Space Concordia shares its victories with the rest of the university

Space Concordia have just returned from several summer competitions, including a first place win.

Space Concordia’s team placed first in Canada during their first competition of the summer— the Canadian Satellite Design Challenge (CSDC), which was held on June 16. This competition requires teams to design and build a small research satellite known as a “CubeSat” or a “nanosatellite.” After construction, the satellites  must undergo full launch qualification testing.

Eight Canadian Universities participated in this challenge, including Montreal’s Polytechnique, who landed in third place. Space Concordia President Nicholas Moore said Montreal dominating the podium was a first for the city.

The second competition Space Concordia attended was the International Rocketry Engineering Competition (IREC), which lasted a week and wrapped up late this August in Utah. The Concordia team brought back the second place prize, while École de Technologie Supérieure (ETS) finished in first place. This international competition brought together more than 50 schools from around the world to design rockets capable of reaching an altitude of 3048 meters or higher. Space Concordia’s rocket, Aurelius, flew to 3395 meters and was recovered less than a mile from the launch site, showing the quality of the research done prior to the construction of the rocket. . Space Concordia’s rocketry division won second place with Aurelius.

When not competing, the club was working on a different project: Icarus.

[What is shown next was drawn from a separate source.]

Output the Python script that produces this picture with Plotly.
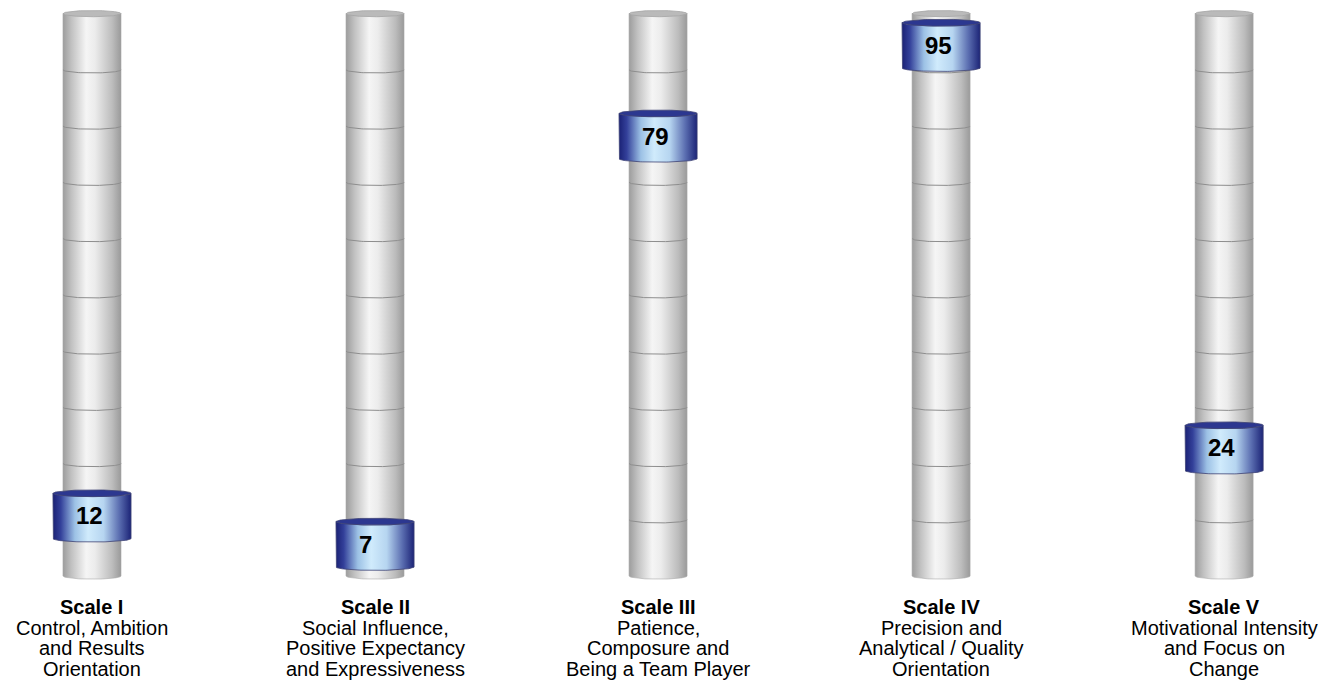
import numpy as np
import plotly.graph_objects as go

# ---- data ----
scale_names = ["Scale I", "Scale II", "Scale III", "Scale IV", "Scale V"]
scale_line1 = ["Control, Ambition", "Social Influence,", "Patience,", "Precision and", "Motivational Intensity"]
scale_line2 = ["and Results", "Positive Expectancy", "Composure and", "Analytical / Quality", "and Focus on"]
scale_line3 = ["Orientation", "and Expressiveness", "Being a Team Player", "Orientation", "Change"]
scores = [12, 7, 79, 95, 24]

# ---- geometry / style constants ----
W, H = 1341, 692
CYL_HW = 0.1025      # half width of the tube (x units)
CYL_BOT = 1.4
CYL_TOP = 100.6
N_SEG = 10
CYL_RY = 0.55
MK_HW = 0.138
MK_HH = 4.0
MK_RY = 0.6
FONT = "Arial, Liberation Sans, sans-serif"

t = np.linspace(0, np.pi, 61)
X = list(range(len(scores)))

fig = go.Figure()

grey_scale = [[0, "#9d9d9d"], [0.15, "#c2c2c2"], [0.4, "#f5f5f5"], [0.55, "#ececec"],
              [0.85, "#bcbcbc"], [1, "#9a9a9a"]]
blue_scale = [[0, "#1a2175"], [0.1, "#33409a"], [0.28, "#9cc1e5"], [0.45, "#d0ebfc"],
              [0.65, "#b6d5f0"], [0.85, "#5a6db0"], [1, "#1c2477"]]

for i, v in zip(X, scores):
    # tube body
    bx = np.concatenate([[i - CYL_HW, i + CYL_HW], i + CYL_HW * np.cos(t), [i - CYL_HW]])
    by = np.concatenate([[CYL_TOP, CYL_TOP], CYL_BOT - CYL_RY * np.sin(t), [CYL_TOP]])
    fig.add_trace(go.Scatter(x=bx, y=by, mode="lines", fill="toself",
                             fillgradient=dict(type="horizontal", colorscale=grey_scale),
                             line=dict(color="#a9a9a9", width=0.6),
                             hoverinfo="skip", showlegend=False))
    # segment rings
    sx, sy = [], []
    seg = (CYL_TOP - CYL_BOT) / N_SEG
    for k in range(1, N_SEG):
        yk = CYL_BOT + k * seg
        sx += list(i + CYL_HW * np.cos(t)) + [None]
        sy += list(yk - CYL_RY * np.sin(t)) + [None]
    fig.add_trace(go.Scatter(x=sx, y=sy, mode="lines", line=dict(color="#8e8e8e", width=1),
                             hoverinfo="skip", showlegend=False))
    # tube top face
    tt = np.linspace(0, 2 * np.pi, 121)
    fig.add_trace(go.Scatter(x=i + CYL_HW * np.cos(tt), y=CYL_TOP + CYL_RY * np.sin(tt),
                             mode="lines", fill="toself", fillcolor="#bababa",
                             line=dict(color="#a4a4a4", width=0.8),
                             hoverinfo="skip", showlegend=False))
    # marker band
    top = v + MK_HH
    bot = v - MK_HH
    mx = np.concatenate([[i - MK_HW], i - MK_HW * np.cos(t), i + MK_HW * np.cos(t)])
    my = np.concatenate([[top], bot - MK_RY * np.sin(t), top - MK_RY * np.sin(t)])
    fig.add_trace(go.Scatter(x=mx, y=my, mode="lines", fill="toself",
                             fillgradient=dict(type="horizontal", colorscale=blue_scale),
                             line=dict(color="#3d4275", width=0.8),
                             hoverinfo="skip", showlegend=False))
    fig.add_trace(go.Scatter(x=i + MK_HW * np.cos(tt), y=top + MK_RY * np.sin(tt),
                             mode="lines", fill="toself", fillcolor="#2c3790",
                             line=dict(color="#3d4275", width=0.8),
                             hoverinfo="skip", showlegend=False))
    fig.add_annotation(x=i, y=v, xref="x", yref="y", text="<b>%d</b>" % v,
                       showarrow=False, xanchor="left", yanchor="middle", xshift=-18,
                       font=dict(family=FONT, size=24, color="#000000"))

# category labels
line_px = [607, 628, 648, 669]
for i in X:
    texts = ["<b>%s</b>" % scale_names[i], scale_line1[i], scale_line2[i], scale_line3[i]]
    for txt, px in zip(texts, line_px):
        fig.add_annotation(x=i, y=1 - px / H, xref="x", yref="paper", text=txt,
                           showarrow=False, xanchor="center", yanchor="middle",
                           font=dict(family=FONT, size=20, color="#000000"))

fig.update_layout(
    width=W, height=H,
    margin=dict(l=0, r=0, t=0, b=0),
    paper_bgcolor="white", plot_bgcolor="white",
    xaxis=dict(range=[-0.325, 4.413], visible=False, fixedrange=True),
    yaxis=dict(range=[-19.05, 103.0], visible=False, fixedrange=True),
    showlegend=False,
)

fig.write_html("out.html")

Icarus is the group’s first attempt at creating a flying high-altitude balloon. These types of balloons are designed to expose equipment and scientific charge, which is a unit of matter, in near-space areas. The two balloons they created reached an altitude of 24 kilometres, extending halfway through the stratosphere.

In addition to this project, the club is currently developing a ground station to communicate with satellites.

Moore also mentioned some of the new projects that the club has planned for this year. “The rocketry team is planning to feature a pitted tube that will stick out of their rocket,” he said. “This tube will be placed right up the top of the rocket, taking air samples for more accurate airspeed.”

The club is divided into three categories: rocketry, spacecraft and robotics.

The rocketry division participates at the IREC every year. The competition challenges teams to send a 10 pound experimental payload, which is a type of satellite, to an altitude of 3048 meters before returning the entire rocket safely to the ground.

The spacecraft division concentrates on the design, construction and operation of satellites. The team is also divided into a space group, whose dedicated to building the satellites and a ground group, who works on operating and communicating with these satellites from Earth.

The club’s final division, robotics, has four main subdivisions: software, power, electrical and mechanical. Their main competition is the University Rover Challenge (URC) in southern Utah. This competition challenges the teams to design and build the next generation of Mars rovers—ones that will eventually work alongside astronauts exploring Mars. This competition is organized by the Mars Society, a non-profit organization dedicated to promoting human exploration and settlement of the red planet.

Moore invites all students from the university to join the club. He said all undergraduate students—in any field of study—have a place at Space Concordia. From those attending John Molson School of Business to students studying the arts, Moore said that they can be a valuable addition to the club.

Students who wish to participate in Space Concordia projects are welcome to visit their office in the Hall building, on the 10th floor (1029.7).